The line containing "const yTicks = [0, 20, 40, 60, 80];" marks the end: extract everything from the first line of the data through that line, exactly, with no pictures.

INFORMATION SUPPLIED ▸
━━━

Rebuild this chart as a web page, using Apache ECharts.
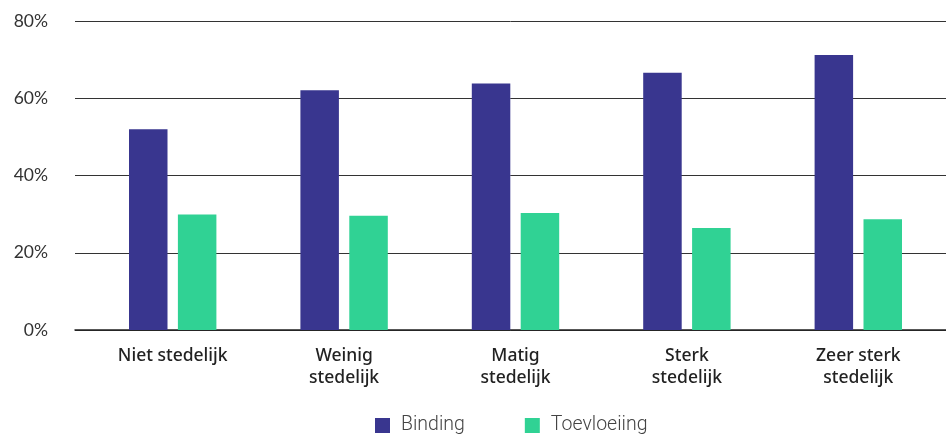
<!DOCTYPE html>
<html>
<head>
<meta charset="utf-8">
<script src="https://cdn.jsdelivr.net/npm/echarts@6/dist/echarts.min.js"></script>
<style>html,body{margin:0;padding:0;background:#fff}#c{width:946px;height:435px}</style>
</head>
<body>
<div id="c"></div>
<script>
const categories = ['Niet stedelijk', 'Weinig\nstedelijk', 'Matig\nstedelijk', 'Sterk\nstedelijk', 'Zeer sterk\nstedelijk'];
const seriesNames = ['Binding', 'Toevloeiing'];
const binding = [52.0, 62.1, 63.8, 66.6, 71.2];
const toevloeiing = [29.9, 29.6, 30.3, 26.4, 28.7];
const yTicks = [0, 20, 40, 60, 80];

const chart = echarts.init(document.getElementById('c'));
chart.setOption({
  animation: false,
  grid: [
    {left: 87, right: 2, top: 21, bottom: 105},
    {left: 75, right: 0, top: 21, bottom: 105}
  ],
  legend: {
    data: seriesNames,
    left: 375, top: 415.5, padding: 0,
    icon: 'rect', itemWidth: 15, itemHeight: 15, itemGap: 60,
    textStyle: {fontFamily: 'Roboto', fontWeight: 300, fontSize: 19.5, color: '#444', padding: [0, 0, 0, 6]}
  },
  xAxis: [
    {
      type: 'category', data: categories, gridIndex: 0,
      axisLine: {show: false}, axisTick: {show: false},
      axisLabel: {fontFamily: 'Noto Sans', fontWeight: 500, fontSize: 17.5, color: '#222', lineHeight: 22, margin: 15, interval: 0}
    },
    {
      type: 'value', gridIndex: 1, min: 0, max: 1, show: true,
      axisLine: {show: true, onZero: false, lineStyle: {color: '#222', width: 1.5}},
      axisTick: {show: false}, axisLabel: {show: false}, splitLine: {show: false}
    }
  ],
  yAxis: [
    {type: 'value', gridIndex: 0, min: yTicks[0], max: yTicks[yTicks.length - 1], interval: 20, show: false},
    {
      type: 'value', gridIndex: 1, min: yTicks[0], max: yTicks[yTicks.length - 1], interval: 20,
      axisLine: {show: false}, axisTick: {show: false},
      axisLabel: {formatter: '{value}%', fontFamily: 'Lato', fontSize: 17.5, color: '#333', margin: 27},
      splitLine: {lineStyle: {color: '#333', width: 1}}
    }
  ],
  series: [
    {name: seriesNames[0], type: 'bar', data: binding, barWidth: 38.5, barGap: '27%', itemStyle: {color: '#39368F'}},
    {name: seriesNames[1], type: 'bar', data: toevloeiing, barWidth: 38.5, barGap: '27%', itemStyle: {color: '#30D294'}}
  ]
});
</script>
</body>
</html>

━━━

RESULT ▸
Rebuild this chart as a web page, using Apache ECharts.
<!DOCTYPE html>
<html>
<head>
<meta charset="utf-8">
<script src="https://cdn.jsdelivr.net/npm/echarts@6/dist/echarts.min.js"></script>
<style>html,body{margin:0;padding:0;background:#fff}#c{width:946px;height:435px}</style>
</head>
<body>
<div id="c"></div>
<script>
const categories = ['Niet stedelijk', 'Weinig\nstedelijk', 'Matig\nstedelijk', 'Sterk\nstedelijk', 'Zeer sterk\nstedelijk'];
const seriesNames = ['Binding', 'Toevloeiing'];
const binding = [52.0, 62.1, 63.8, 66.6, 71.2];
const toevloeiing = [29.9, 29.6, 30.3, 26.4, 28.7];
const yTicks = [0, 20, 40, 60, 80];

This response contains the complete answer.